▶ **To be done**
Reproduce, without any change, the span of lines from the opening of the records below to the line containing "const controlTotal = [13, 32, 13];", inclusive.

▶ **Records for the task**
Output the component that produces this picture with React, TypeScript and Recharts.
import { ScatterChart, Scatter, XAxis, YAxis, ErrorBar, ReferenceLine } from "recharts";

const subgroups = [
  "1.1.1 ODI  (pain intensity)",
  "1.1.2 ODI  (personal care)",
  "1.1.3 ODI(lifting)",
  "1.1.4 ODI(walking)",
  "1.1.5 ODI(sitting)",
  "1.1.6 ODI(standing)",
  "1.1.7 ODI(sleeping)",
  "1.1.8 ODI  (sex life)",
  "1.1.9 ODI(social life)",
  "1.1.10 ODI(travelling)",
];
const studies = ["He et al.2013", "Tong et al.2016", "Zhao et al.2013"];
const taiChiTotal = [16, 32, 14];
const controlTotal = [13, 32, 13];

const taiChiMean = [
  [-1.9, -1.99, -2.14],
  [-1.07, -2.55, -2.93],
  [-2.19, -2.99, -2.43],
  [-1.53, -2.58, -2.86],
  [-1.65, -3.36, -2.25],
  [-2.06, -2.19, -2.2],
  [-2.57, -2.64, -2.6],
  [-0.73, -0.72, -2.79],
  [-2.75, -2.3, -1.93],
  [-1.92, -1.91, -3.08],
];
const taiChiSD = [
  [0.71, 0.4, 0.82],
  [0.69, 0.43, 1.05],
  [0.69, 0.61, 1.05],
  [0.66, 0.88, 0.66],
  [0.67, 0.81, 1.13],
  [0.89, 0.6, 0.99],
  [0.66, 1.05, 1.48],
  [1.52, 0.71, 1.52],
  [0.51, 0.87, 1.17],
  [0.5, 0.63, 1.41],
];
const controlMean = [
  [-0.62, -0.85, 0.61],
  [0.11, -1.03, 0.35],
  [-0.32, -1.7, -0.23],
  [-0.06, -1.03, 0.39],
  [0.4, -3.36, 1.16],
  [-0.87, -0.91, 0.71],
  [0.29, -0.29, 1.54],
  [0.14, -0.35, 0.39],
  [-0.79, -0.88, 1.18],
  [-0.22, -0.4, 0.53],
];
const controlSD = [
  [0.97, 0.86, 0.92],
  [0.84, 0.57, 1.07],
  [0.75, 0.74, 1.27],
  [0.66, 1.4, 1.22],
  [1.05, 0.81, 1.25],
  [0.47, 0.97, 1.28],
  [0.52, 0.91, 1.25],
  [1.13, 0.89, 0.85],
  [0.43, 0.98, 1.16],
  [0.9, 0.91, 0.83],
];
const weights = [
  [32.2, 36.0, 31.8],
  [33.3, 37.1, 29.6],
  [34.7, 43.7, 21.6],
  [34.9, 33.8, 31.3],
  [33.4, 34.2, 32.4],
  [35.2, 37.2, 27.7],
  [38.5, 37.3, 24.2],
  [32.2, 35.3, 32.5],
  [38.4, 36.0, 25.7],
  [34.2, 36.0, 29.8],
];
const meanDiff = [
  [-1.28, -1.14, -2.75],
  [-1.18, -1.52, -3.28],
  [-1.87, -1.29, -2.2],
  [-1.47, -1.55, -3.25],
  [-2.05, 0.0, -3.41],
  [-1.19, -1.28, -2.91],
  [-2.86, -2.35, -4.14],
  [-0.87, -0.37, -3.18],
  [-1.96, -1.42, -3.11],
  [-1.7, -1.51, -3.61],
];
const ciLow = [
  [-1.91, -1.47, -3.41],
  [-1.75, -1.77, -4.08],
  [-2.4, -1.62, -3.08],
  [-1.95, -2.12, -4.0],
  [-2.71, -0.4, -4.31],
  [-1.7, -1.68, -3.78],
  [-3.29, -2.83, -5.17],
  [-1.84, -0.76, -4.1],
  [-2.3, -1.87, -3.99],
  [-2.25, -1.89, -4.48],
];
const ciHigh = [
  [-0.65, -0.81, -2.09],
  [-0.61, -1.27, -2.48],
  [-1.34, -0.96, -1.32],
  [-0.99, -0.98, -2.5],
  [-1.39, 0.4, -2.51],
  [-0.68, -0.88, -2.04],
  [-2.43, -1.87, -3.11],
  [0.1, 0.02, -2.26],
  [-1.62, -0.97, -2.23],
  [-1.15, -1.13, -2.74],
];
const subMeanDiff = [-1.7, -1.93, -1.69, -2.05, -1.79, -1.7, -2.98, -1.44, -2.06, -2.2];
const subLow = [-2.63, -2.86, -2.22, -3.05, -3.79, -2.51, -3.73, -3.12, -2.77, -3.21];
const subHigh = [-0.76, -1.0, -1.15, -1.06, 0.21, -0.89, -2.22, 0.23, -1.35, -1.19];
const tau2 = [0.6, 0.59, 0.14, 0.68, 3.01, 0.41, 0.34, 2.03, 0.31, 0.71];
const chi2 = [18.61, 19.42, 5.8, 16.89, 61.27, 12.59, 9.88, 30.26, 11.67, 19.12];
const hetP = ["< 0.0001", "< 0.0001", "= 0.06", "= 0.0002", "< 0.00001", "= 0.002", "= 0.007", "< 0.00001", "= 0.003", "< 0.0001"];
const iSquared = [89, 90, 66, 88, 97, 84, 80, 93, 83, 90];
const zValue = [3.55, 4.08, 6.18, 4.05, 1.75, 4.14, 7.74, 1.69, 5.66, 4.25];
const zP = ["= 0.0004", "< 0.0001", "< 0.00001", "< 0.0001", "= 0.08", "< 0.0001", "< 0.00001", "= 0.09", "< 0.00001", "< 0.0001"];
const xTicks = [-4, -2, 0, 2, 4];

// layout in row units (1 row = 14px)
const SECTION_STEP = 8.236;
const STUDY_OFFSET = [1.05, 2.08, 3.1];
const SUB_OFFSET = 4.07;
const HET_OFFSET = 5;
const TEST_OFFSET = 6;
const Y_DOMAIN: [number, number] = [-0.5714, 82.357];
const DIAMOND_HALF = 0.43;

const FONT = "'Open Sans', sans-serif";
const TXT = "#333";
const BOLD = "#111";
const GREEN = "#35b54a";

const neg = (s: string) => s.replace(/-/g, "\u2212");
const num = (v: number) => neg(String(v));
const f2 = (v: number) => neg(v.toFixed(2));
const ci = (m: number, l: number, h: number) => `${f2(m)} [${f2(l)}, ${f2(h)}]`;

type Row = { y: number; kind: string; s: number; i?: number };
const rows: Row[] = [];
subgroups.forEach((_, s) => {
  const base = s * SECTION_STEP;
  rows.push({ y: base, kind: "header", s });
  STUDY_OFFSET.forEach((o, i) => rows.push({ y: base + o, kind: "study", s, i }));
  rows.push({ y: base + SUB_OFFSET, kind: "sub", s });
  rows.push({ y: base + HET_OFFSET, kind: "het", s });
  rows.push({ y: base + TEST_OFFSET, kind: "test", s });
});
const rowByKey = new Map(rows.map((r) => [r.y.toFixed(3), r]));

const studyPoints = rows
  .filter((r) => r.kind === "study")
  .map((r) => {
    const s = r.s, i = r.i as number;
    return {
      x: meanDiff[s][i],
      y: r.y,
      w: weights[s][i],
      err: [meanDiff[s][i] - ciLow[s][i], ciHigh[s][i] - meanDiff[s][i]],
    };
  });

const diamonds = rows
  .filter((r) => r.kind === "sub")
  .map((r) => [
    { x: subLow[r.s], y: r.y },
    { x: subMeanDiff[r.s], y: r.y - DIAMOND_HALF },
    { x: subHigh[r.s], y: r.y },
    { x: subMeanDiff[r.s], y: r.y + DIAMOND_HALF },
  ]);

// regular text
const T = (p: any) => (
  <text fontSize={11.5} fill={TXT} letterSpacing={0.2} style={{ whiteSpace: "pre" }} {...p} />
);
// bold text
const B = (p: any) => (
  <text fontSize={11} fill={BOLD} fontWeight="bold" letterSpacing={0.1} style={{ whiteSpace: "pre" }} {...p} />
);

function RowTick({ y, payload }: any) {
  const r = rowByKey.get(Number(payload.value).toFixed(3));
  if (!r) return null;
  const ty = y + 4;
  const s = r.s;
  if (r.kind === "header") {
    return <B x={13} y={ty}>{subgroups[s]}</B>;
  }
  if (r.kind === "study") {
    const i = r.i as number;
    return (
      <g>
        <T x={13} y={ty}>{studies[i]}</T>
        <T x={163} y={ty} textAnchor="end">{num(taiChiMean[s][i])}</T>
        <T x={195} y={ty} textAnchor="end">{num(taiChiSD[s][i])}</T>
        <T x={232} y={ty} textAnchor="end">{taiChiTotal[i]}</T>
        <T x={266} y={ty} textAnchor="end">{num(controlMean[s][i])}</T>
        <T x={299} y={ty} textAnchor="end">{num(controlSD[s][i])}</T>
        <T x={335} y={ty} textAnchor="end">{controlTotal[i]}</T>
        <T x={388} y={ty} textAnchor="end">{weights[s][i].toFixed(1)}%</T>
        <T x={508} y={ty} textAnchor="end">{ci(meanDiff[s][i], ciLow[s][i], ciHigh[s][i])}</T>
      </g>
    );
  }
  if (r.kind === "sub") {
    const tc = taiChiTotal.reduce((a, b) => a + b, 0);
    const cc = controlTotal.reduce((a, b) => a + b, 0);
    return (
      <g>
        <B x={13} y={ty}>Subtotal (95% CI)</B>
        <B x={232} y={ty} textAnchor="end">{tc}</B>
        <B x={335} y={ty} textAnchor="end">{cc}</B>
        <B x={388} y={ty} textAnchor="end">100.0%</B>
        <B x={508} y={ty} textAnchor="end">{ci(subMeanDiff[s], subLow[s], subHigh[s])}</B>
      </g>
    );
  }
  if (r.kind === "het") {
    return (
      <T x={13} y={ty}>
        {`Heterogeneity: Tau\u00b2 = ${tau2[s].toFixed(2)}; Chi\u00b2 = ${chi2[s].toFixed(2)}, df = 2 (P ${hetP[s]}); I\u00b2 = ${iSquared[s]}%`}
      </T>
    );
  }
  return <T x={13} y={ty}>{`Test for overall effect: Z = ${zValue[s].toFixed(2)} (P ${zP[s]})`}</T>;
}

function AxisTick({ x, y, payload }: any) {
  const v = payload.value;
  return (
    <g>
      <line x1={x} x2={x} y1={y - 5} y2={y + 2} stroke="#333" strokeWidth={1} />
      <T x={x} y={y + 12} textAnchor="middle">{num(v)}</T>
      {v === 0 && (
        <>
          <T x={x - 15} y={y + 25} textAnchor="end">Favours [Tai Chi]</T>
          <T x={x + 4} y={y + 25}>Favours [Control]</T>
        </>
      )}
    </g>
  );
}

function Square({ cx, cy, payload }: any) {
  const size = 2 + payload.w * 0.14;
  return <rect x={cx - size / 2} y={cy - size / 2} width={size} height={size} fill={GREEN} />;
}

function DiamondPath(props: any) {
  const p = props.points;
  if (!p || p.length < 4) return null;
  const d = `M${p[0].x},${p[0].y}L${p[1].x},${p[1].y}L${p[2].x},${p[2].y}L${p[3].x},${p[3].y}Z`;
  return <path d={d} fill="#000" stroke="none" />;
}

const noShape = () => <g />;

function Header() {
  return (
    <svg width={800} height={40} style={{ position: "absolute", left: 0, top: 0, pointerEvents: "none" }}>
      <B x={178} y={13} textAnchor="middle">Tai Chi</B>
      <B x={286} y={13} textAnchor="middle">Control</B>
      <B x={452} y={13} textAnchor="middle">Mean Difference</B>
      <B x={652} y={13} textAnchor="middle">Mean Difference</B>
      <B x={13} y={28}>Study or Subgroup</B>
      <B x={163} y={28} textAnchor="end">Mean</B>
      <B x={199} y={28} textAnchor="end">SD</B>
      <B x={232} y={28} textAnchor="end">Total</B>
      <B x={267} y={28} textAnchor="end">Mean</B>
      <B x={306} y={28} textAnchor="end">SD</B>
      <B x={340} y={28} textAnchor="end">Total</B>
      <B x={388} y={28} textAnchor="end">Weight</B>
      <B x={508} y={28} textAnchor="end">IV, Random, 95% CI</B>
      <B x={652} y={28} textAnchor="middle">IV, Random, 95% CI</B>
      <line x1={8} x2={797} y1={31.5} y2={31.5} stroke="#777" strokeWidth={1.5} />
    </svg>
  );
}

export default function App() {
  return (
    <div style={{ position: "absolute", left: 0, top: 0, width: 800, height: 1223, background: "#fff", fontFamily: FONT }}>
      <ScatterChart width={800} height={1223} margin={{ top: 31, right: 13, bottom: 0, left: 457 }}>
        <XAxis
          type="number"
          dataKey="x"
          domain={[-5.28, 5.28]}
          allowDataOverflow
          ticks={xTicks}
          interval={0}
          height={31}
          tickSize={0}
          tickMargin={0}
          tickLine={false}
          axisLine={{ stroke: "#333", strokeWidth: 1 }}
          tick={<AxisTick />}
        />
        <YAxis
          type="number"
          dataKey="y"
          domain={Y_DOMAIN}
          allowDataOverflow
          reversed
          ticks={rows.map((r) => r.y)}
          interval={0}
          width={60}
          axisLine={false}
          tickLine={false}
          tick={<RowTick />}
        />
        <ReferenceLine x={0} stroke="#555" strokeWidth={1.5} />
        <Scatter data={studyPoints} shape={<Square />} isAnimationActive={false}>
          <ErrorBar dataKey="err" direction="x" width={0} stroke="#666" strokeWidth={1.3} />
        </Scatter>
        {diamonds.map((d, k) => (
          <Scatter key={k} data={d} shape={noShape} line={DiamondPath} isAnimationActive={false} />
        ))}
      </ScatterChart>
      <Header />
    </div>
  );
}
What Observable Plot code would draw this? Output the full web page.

▶ **Solution for this exercise**
Output the component that produces this picture with React, TypeScript and Recharts.
import { ScatterChart, Scatter, XAxis, YAxis, ErrorBar, ReferenceLine } from "recharts";

const subgroups = [
  "1.1.1 ODI  (pain intensity)",
  "1.1.2 ODI  (personal care)",
  "1.1.3 ODI(lifting)",
  "1.1.4 ODI(walking)",
  "1.1.5 ODI(sitting)",
  "1.1.6 ODI(standing)",
  "1.1.7 ODI(sleeping)",
  "1.1.8 ODI  (sex life)",
  "1.1.9 ODI(social life)",
  "1.1.10 ODI(travelling)",
];
const studies = ["He et al.2013", "Tong et al.2016", "Zhao et al.2013"];
const taiChiTotal = [16, 32, 14];
const controlTotal = [13, 32, 13];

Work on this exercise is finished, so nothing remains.